At the centre of this change is the growing use of Global Capability Centres and Global Business Services models. These are no longer being positioned as hidden support functions. Instead, they are increasingly being designed as integrated parts of the enterprise, with responsibility for finance, payroll, human resources, workforce management, analytics, technology development and training.
According to service providers such as Infosys BPM and Randstad Digital, the modern GCC model is built around strategy, resilience and scale as much as efficiency. Their offerings emphasise everything from setting up infrastructure and recruiting talent to operating build-transfer arrangements and managing compliance. That reflects a broader market shift: organisations are looking not just to move work, but to create enduring operating capability.
The pressure driving this evolution is clear. Australian firms across sectors including technology, healthcare, finance and professional services continue to face a constrained labour market. At the same time, they are expected to adopt new technologies faster and serve customers with greater speed and sophistication. In that environment, local hiring alone often cannot fill every need.
Global capability models offer access to deeper talent pools in fields such as artificial intelligence, data analysis, software engineering and human resources. They also give businesses more flexibility to scale specialist teams up or down without being tied to a single geography.
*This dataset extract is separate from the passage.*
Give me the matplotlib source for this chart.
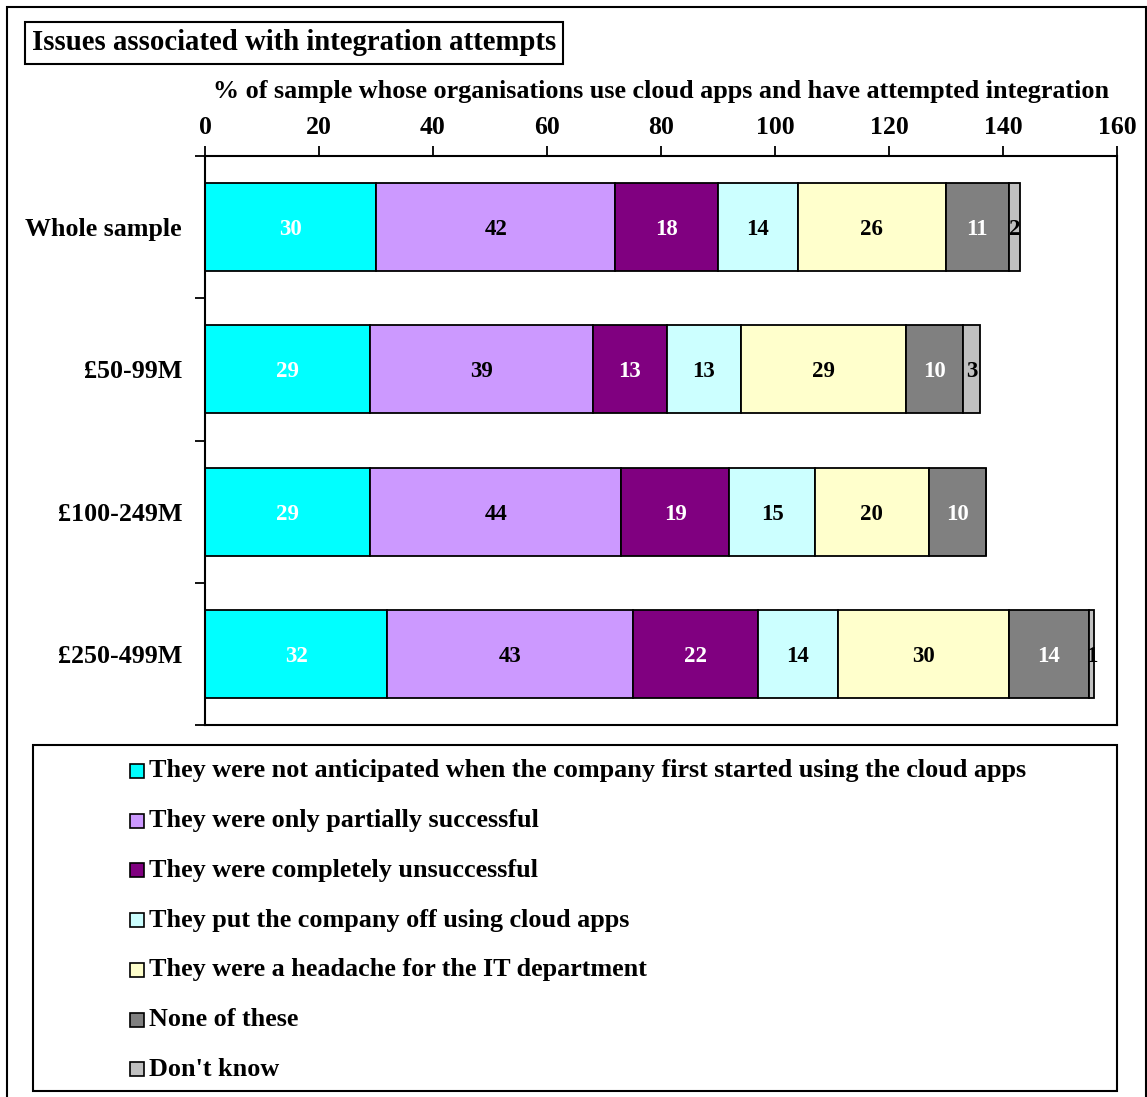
import matplotlib
matplotlib.use("Agg")
import matplotlib.pyplot as plt
from matplotlib.patches import Rectangle
import numpy as np

plt.rcParams['font.family'] = ['Liberation Serif', 'DejaVu Serif']
plt.rcParams['font.weight'] = 'bold'

categories = ["Whole sample", "£50-99M", "£100-249M", "£250-499M"]
series_names = [
    "They were not anticipated when the company first started using the cloud apps",
    "They were only partially successful",
    "They were completely unsuccessful",
    "They put the company off using cloud apps",
    "They were a headache for the IT department",
    "None of these",
    "Don't know",
]
values = [
    [30, 29, 29, 32],
    [42, 39, 44, 43],
    [18, 13, 19, 22],
    [14, 13, 15, 14],
    [26, 29, 20, 30],
    [11, 10, 10, 14],
    [2, 3, 0, 1],
]
colors = ["#00FFFF", "#CC99FF", "#800080", "#CCFFFF", "#FFFFCC", "#808080", "#C0C0C0"]
label_colors = ["white", "black", "white", "black", "black", "white", "black"]
xticks = [0, 20, 40, 60, 80, 100, 120, 140, 160]

W, H = 1147, 1097
fig = plt.figure(figsize=(W / 100, H / 100), dpi=100)

# outer chart border
fig.patches.append(Rectangle((7 / W, -0.01), (W - 8) / W, 1 - 7 / H + 0.01,
                             transform=fig.transFigure, fill=False,
                             edgecolor="black", linewidth=1.5))

ax = fig.add_axes([205 / W, 1 - 725 / H, (1117 - 205) / W, (725 - 156) / H])
y = np.arange(len(categories))
left = np.zeros(len(categories))
for vals, col, lc in zip(values, colors, label_colors):
    vals = np.array(vals, dtype=float)
    bars = ax.barh(y, vals, left=left, height=0.62, color=col,
                   edgecolor="black", linewidth=1.3)
    for b, v in zip(bars, vals):
        if v > 0:
            ax.text(b.get_x() + b.get_width() / 2, b.get_y() + b.get_height() / 2,
                    f"{int(v)}", ha="center", va="center_baseline", color=lc,
                    fontsize=16.5, fontweight="bold")
    left += vals

ax.set_xlim(0, 160)
ax.set_ylim(len(categories) - 0.5, -0.5)
ax.xaxis.tick_top()
ax.xaxis.set_label_position("top")
ax.set_xticks(xticks)
ax.set_xticklabels([str(t) for t in xticks], fontsize=18.5, fontweight="bold")
ax.set_xlabel("% of sample whose organisations use cloud apps and have attempted integration",
              fontsize=18.8, fontweight="bold", labelpad=13)
ax.set_yticks(y)
ax.set_yticklabels(categories, fontsize=18.7, fontweight="bold")
ax.set_yticks(np.arange(len(categories) + 1) - 0.5, minor=True)
ax.tick_params(axis="y", which="major", length=0, pad=16.5)
ax.tick_params(axis="y", which="minor", length=7, width=1.3, direction="out")
ax.tick_params(axis="x", which="major", length=7, width=1.3, direction="out", pad=5)
for s in ax.spines.values():
    s.set_linewidth(1.5)

# title box
fig.text(32 / W, 1 - 43 / H, "Issues associated with integration attempts",
         fontsize=20.7, fontweight="bold", ha="left", va="center",
         bbox=dict(boxstyle="square,pad=0.25", facecolor="white",
                   edgecolor="black", linewidth=1.5))

# legend
fig.patches.append(Rectangle((33 / W, 1 - 1091 / H), (1117 - 33) / W, (1091 - 745) / H,
                             transform=fig.transFigure, fill=False,
                             edgecolor="black", linewidth=1.5))
row0, step = 771, 49.7
for i, (name, col) in enumerate(zip(series_names, colors)):
    yc = row0 + i * step
    fig.patches.append(Rectangle((130 / W, 1 - (yc + 7) / H), 14 / W, 14 / H,
                                 transform=fig.transFigure, facecolor=col,
                                 edgecolor="black", linewidth=1.2))
    fig.text(149 / W, 1 - yc / H, name, fontsize=18.8, fontweight="bold",
             ha="left", va="center")

fig.savefig("out.png", dpi=100, facecolor="white")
What is especially notable is how these centres are being used. In many multinational organisations, capability hubs are taking on broader responsibilities and, in some cases, genuine decision-making authority. They are increasingly involved in transformation programmes, customer experience work and innovation initiatives, rather than simply processing predefined tasks.
The rise of generative AI is adding further momentum. As businesses embed AI into customer service, operations and enterprise systems, the demand for people who can implement, govern and improve those tools is increasing sharply. The most effective operating models are blending automation with human judgement, recognising that technology can improve productivity, but cannot replace creativity, empathy or oversight.
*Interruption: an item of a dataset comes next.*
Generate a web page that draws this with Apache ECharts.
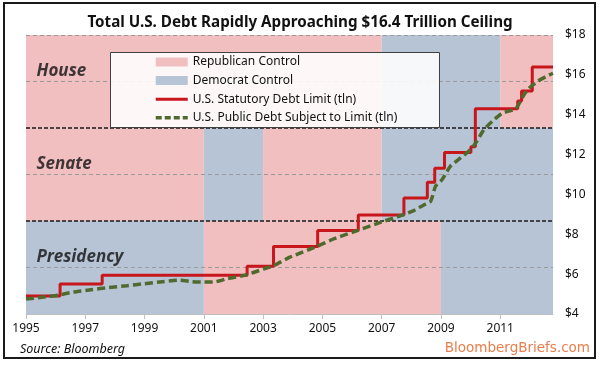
<!DOCTYPE html>
<html><head><meta charset="utf-8">
<script src="https://cdn.jsdelivr.net/npm/echarts@6/dist/echarts.min.js"></script>
<style>html,body{margin:0;padding:0;background:#fff}#c{width:600px;height:365px}</style>
</head><body><div id="c"></div>
<script>
// ---------- data ----------
const titleText = 'Total U.S. Debt Rapidly Approaching $16.4 Trillion Ceiling';
const sourceText = 'Source: Bloomberg';
const brandText = 'BloombergBriefs.com';
const xStart = 1995, xEnd = 2012.78, xLabelStep = 2;
const yMin = 4, yMax = 18, yStep = 2;
const bandNames = ['Presidency', 'Senate', 'House'];           // bottom to top
const presidencyControl = [[1995, 2001, 'D'], [2001, 2009, 'R'], [2009, 2012.78, 'D']];
const senateControl = [[1995, 2001, 'R'], [2001, 2003, 'D'], [2003, 2007, 'R'], [2007, 2012.78, 'D']];
const houseControl = [[1995, 2007, 'R'], [2007, 2011, 'D'], [2011, 2012.78, 'R']];
const legendNames = ['Republican Control', 'Democrat Control', 'U.S. Statutory Debt Limit (tln)', 'U.S. Public Debt Subject to Limit (tln)'];
const limitYears  = [1995.0, 1996.15, 1997.57, 2002.46, 2003.35, 2004.84, 2006.21, 2007.75, 2008.54, 2008.79, 2009.12, 2010.01, 2010.16, 2011.59, 2011.72, 2012.08, 2012.78];
const limitValues = [4.9,    5.5,     5.95,    6.4,     7.384,   8.184,   8.965,   9.815,   10.615,  11.315,  12.104,  12.394,  14.294,  14.694,  15.194,  16.394,  16.394];
const debtYears  = [1995.0, 1995.6, 1996.1, 1996.6, 1997.2, 1997.8, 1998.4, 1999.0, 1999.6, 2000.2, 2000.6, 2001.0, 2001.4, 2001.8, 2002.4, 2003.0, 2003.35, 2003.9, 2004.8, 2005.4, 2006.2, 2007.0, 2007.72, 2008.1, 2008.42, 2008.65, 2008.82, 2009.04, 2009.32, 2009.66, 2010.0, 2010.17, 2010.45, 2010.73, 2011.07, 2011.52, 2011.8, 2011.97, 2012.25, 2012.59, 2012.78];
const debtValues = [4.75,   4.85,   4.95,   5.1,    5.22,   5.33,   5.42,   5.52,   5.62,   5.7,    5.62,   5.6,    5.62,   5.78,   5.95,   6.25,   6.42,    6.85,   7.38,   7.78,   8.2,    8.62,   8.97,    9.2,    9.47,    9.65,    10.42,   10.75,   11.42,   11.83,   12.25,  12.58,   13.25,   13.67,   14.08,   14.3,    15.0,    15.33,   15.67,   15.95,   16.08];

// ---------- build ----------
const COL_R = '#F2BFC0', COL_D = '#B7C4D6';
const COL_LIMIT = '#C8161D', COL_DEBT = '#4F6A2E';
const bandH = (yMax - yMin) / 3;
const controls = [presidencyControl, senateControl, houseControl];
function areas(party) {
  const out = [];
  controls.forEach((list, i) => {
    const lo = yMin + i * bandH, hi = lo + bandH;
    list.forEach(p => { if (p[2] === party) out.push([{xAxis: p[0] - xStart, yAxis: lo}, {xAxis: p[1] - xStart, yAxis: hi}]); });
  });
  return out;
}
const bandCenters = bandNames.map((n, i) => yMin + (i + 0.5) * bandH);
const bandEdges = [1, 2].map(i => yMin + i * bandH);
const FONT = 'Noto Sans';

const chart = echarts.init(document.getElementById('c'), null, {renderer: 'canvas'});
chart.setOption({
  animation: false,
  backgroundColor: '#fff',
  textStyle: {fontFamily: FONT},
  title: {text: titleText, left: 'center', top: 10,
    textStyle: {fontFamily: FONT, fontSize: 15.2, fontWeight: 'bold', color: '#111'}},
  grid: {left: 26, right: 47, top: 35, bottom: 51},
  xAxis: {type: 'value', min: 0, max: xEnd - xStart, interval: xLabelStep,
    axisLine: {lineStyle: {color: '#BFBFBF'}},
    axisTick: {length: 5, lineStyle: {color: '#BFBFBF'}},
    axisLabel: {margin: 9, fontSize: 12, color: '#111', showMaxLabel: false,
      formatter: v => (Math.abs(v - Math.round(v)) < 1e-6 ? String(xStart + v) : '')},
    splitLine: {show: false}},
  yAxis: {type: 'value', position: 'right', min: yMin, max: yMax, interval: yStep,
    axisLine: {show: true, lineStyle: {color: '#BFBFBF'}},
    axisTick: {show: true, length: 5, lineStyle: {color: '#BFBFBF'}},
    axisLabel: {margin: 12, fontSize: 12, color: '#111', formatter: v => '$' + v},
    splitLine: {show: false}},
  legend: {orient: 'vertical', left: 154, top: 52.7, padding: 0, itemGap: 0,
    itemWidth: 32, itemHeight: 9, z: 11,
    textStyle: {fontFamily: FONT, fontSize: 12, color: '#111', lineHeight: 18.6},
    data: [
      {name: legendNames[0], icon: 'rect', itemStyle: {color: COL_R, borderWidth: 0}},
      {name: legendNames[1], icon: 'rect', itemStyle: {color: COL_D, borderWidth: 0}},
      {name: legendNames[2], itemStyle: {opacity: 0}, lineStyle: {width: 3, color: COL_LIMIT}},
      {name: legendNames[3], itemStyle: {opacity: 0}, lineStyle: {width: 3.5, color: COL_DEBT, type: [6, 3]}}
    ]},
  graphic: [
    {type: 'rect', z: 10, shape: {x: 110.5, y: 52.5, width: 329, height: 75},
      style: {fill: 'rgba(255,255,255,0.88)', stroke: '#404040', lineWidth: 1}},
    {type: 'rect', z: 20, shape: {x: 4, y: 3, width: 591, height: 355},
      style: {fill: 'none', stroke: '#1a1a1a', lineWidth: 2}},
    {type: 'text', z: 20, left: 20, top: 343,
      style: {text: sourceText, font: 'italic 12.5px "Noto Sans"', fill: '#111'}},
    {type: 'text', z: 20, right: 10, top: 341,
      style: {text: brandText, font: '13.5px "DejaVu Sans"', fill: '#EB7D4B'}}
  ],
  series: [
    {name: legendNames[0], type: 'line', data: [], color: COL_R, z: 1, silent: true,
      markArea: {silent: true, itemStyle: {color: COL_R}, data: areas('R')}},
    {name: legendNames[1], type: 'line', data: [], color: COL_D, z: 1, silent: true,
      markArea: {silent: true, itemStyle: {color: COL_D}, data: areas('D')}},
    {name: 'gridlines', type: 'line', data: [], z: 2, silent: true,
      markLine: {silent: true, symbol: 'none', label: {show: false},
        data: [
          ...[yMax, ...bandCenters].map(v => ({yAxis: v, lineStyle: {color: '#9a9a9a', type: [4, 3], width: 1}})),
          ...bandEdges.map(v => ({yAxis: v, lineStyle: {color: '#1a1a1a', type: [4, 2], width: 1.6}}))
        ]}},
    {name: 'bandLabels', type: 'scatter', z: 3, silent: true, symbolSize: 1,
      itemStyle: {color: 'rgba(0,0,0,0)'},
      data: bandNames.map((n, i) => ({name: n, value: [0, bandCenters[i]]})),
      label: {show: true, position: 'right', distance: 0, offset: [10, -10], formatter: '{b}',
        fontFamily: FONT, fontSize: 17, fontWeight: 'bold', fontStyle: 'italic', color: '#111'}},
    {name: legendNames[2], type: 'line', z: 5, step: 'end', symbol: 'none', color: COL_LIMIT,
      lineStyle: {width: 3, color: COL_LIMIT},
      data: limitYears.map((y, i) => [y - xStart, limitValues[i]])},
    {name: legendNames[3], type: 'line', z: 6, symbol: 'none', smooth: 0.2, color: COL_DEBT,
      lineStyle: {width: 3.5, color: COL_DEBT, type: [8, 4]},
      data: debtYears.map((y, i) => [y - xStart, debtValues[i]])}
  ]
});
</script></body></html>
That is why the conversation around outsourcing is changing. The companies seeing the strongest results are not treating global teams as distant vendors. They are folding them into the organisation’s structure, aligning objectives and accountability so that offshore teams contribute to growth as well as efficiency.
For Australian business leaders, the implications are significant. In an economy where speed, adaptability and access to scarce skills are becoming key competitive advantages, the organisations best placed to succeed will be those that can build specialist capability quickly and at scale.
The real question is no longer whether global capability models have a place in Australian business. It is how quickly companies can use them to strengthen their own capacity to innovate, adapt and compete.